Sunday, May 27, 2012

Roses And Thorns

I wanted to take a moment to give some great family advice. About a year ago, I happened to pick up one of the parenting magazines I have laying around. It's funny that I even picked it up at all, every few months I get these things and I'm not sure why since I never subscribed. But even though I randomly get them and never read them- I still keep them for a rainy day. I picked up this magazine and flipped through it finding mostly ads for diapers and baby clothes and whatever else they promote to parents.  Annoyed by all the ads, I was about to set it down when I saw a short article about Roses and Thorns.  I started to read and little did I know that this article was not only about to change my life, but the life of my family.

Roses and Thorns is a simple concept that a family sit down together at dinner time every night (or during some other moment when you are all together) and take a turn discussing their Roses and Thorns for the day.  What is a Rose?  A Rose is something good that happened to you today.  It is as simple as: "I took the kids to the park and we had a great time"or "My son helped me with the dishes today." Anything that made you happy that day--there are no right or wrong answers.  AND tell all Roses--ever day should have many.

A Thorn is not necessarily something that occurs every day.  If you haven't figured it out yet, a Thorn is something bad that happened.  Like "I spilled my drink all over my shirt" or "I wasn't feeling good today." You get the general idea. 

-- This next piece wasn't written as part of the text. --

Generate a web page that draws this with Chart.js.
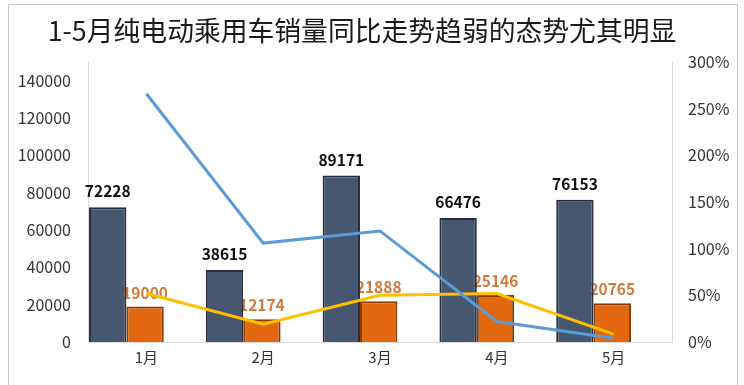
<!DOCTYPE html>
<html>
<head>
<meta charset="utf-8">
<script src="https://cdn.jsdelivr.net/npm/chart.js@4/dist/chart.umd.min.js"></script>
<style>
	html, body { margin: 0; padding: 0; background: #fff; }
	#wrap { position: relative; width: 744px; height: 385px; overflow: hidden; }
	#frame { position: absolute; left: 8px; top: 4px; width: 728px; height: 420px; border: 1px solid #c9c9c9; pointer-events: none; }
	#title {
		position: absolute; left: 0; top: 12px; width: 724px; text-align: center;
		font-family: 'Noto Sans CJK SC', 'Noto Sans', sans-serif; font-size: 26.8px; line-height: 36px;
		color: #1a1a1a; white-space: nowrap;
	}
</style>
</head>
<body>
<div id="wrap">
	<canvas id="myChart" width="744" height="385"></canvas>
	<div id="title">1-5月纯电动乘用车销量同比走势趋弱的态势尤其明显</div>
	<div id="frame"></div>
</div>
<script>
const months = ["1月", "2月", "3月", "4月", "5月"];
const evSales = [72228, 38615, 89171, 66476, 76153];
const subSales = [19000, 12174, 21888, 25146, 20765];
const evGrowth = [266, 106, 119, 22, 4];
const subGrowth = [52, 19, 50, 52, 8.5];
const leftTicks = [0, 20000, 40000, 60000, 80000, 100000, 120000, 140000];
const leftMax = 150000;
const rightTicks = [0, 50, 100, 150, 200, 250, 300];

const FONT = "'Noto Sans CJK SC', 'Noto Sans', sans-serif";
const BAR_SHIFT = -20;

// columns sit a little left of the category centre, like the 3D look of the original
const barLabels = {
	id: "barLabels",
	beforeDatasetDraw(chart, args) {
		if (chart.data.datasets[args.index].type !== "bar") return;
		chart.ctx.save();
		chart.ctx.translate(BAR_SHIFT, 0);
	},
	afterDatasetDraw(chart, args) {
		const ds = chart.data.datasets[args.index];
		if (ds.type !== "bar") return;
		const ctx = chart.ctx;
		ctx.font = "bold 15.5px " + FONT;
		ctx.textAlign = "center";
		ctx.textBaseline = "bottom";
		ctx.fillStyle = ds.labelColor;
		args.meta.data.forEach((bar, i) => {
			ctx.fillText(ds.data[i], bar.x, bar.y - ds.labelGap);
		});
		ctx.restore();
	},
};

new Chart(document.getElementById("myChart").getContext("2d"), {
	data: {
		labels: months,
		datasets: [
			{
				type: "line",
				label: "纯电动乘用车同比增速",
				data: evGrowth,
				yAxisID: "y1",
				borderColor: "#5b9bd5",
				borderWidth: 3,
				pointRadius: 0,
				tension: 0,
				order: 0,
			},
			{
				type: "line",
				label: "同比增速",
				data: subGrowth,
				yAxisID: "y1",
				borderColor: "#ffc000",
				borderWidth: 3,
				pointRadius: 0,
				tension: 0,
				order: 0,
			},
			{
				type: "bar",
				label: "纯电动乘用车销量",
				data: evSales,
				yAxisID: "y",
				backgroundColor: "#475770",
				borderColor: "#263041",
				borderWidth: 2,
				labelColor: "#111",
				labelGap: 8,
				order: 1,
			},
			{
				type: "bar",
				label: "销量",
				data: subSales,
				yAxisID: "y",
				backgroundColor: "#e2680f",
				borderColor: "#8a3c08",
				borderWidth: 2,
				labelColor: "#d07a3c",
				labelGap: 6,
				order: 1,
			},
		],
	},
	options: {
		responsive: false,
		animation: false,
		events: [],
		layout: { padding: { top: 62 } },
		datasets: {
			bar: { barPercentage: 1, categoryPercentage: 0.64 },
		},
		scales: {
			x: {
				afterFit: (scale) => { scale.height = 43; },
				grid: { display: false, drawTicks: false },
				border: { color: "#d9d9d9" },
				ticks: { color: "#333", font: { family: FONT, size: 15 }, padding: 6 },
			},
			y: {
				position: "left",
				min: 0,
				max: leftMax,
				afterBuildTicks: (scale) => {
					scale.ticks = leftTicks.map((v) => ({ value: v }));
				},
				afterFit: (scale) => { scale.width = 88; },
				grid: { display: false, drawTicks: false },
				border: { color: "#d9d9d9" },
				ticks: { color: "#333", font: { family: FONT, size: 16 }, padding: 17, callback: (v) => String(v) },
			},
			y1: {
				position: "right",
				min: 0,
				max: 300,
				afterBuildTicks: (scale) => {
					scale.ticks = rightTicks.map((v) => ({ value: v }));
				},
				afterFit: (scale) => { scale.width = 72; },
				grid: { display: false, drawTicks: false },
				border: { color: "#d9d9d9" },
				ticks: {
					color: "#333",
					font: { family: FONT, size: 16 },
					padding: 16,
					callback: (v) => v + "%",
				},
			},
		},
		plugins: {
			legend: { display: false },
			tooltip: { enabled: false },
			title: { display: false },
		},
	},
	plugins: [barLabels],
});
</script>
</body>
</html>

As soon as I read this article I told my family that evening, while we sat around the table eating our dinner, that this was our special new thing. My children embraced it way more than I could have imagined. I realized that many nights my husband and I would have a conversation that may not have always included our children and many times our children were forced to just sit and listen to us talk.  In other words, we weren't talking TO our children enough. 

As months passed, I saw a significant change in my family by applying a simple, but very important concept. We explained to our children that every day should be filled with lots of Roses and sort of discourage thinking of a Thorn.  If they have a Thorn, they of course share it, but we try to teach them to focus on what makes you happy instead of what makes you sad.

My family has grown so close by this small, simple concept.  This works for young children or old children. We even make people who come to our house for dinner share their Roses and Thorns and it helps us to get to know them even more too.  So here is my advice/challenge to you. Try this in your house even for just a week and I PROMISE the results will be amazing. You will learn things about your children that you never knew before. It really opened up a new level of communication in my family and we are stronger and closer because of it.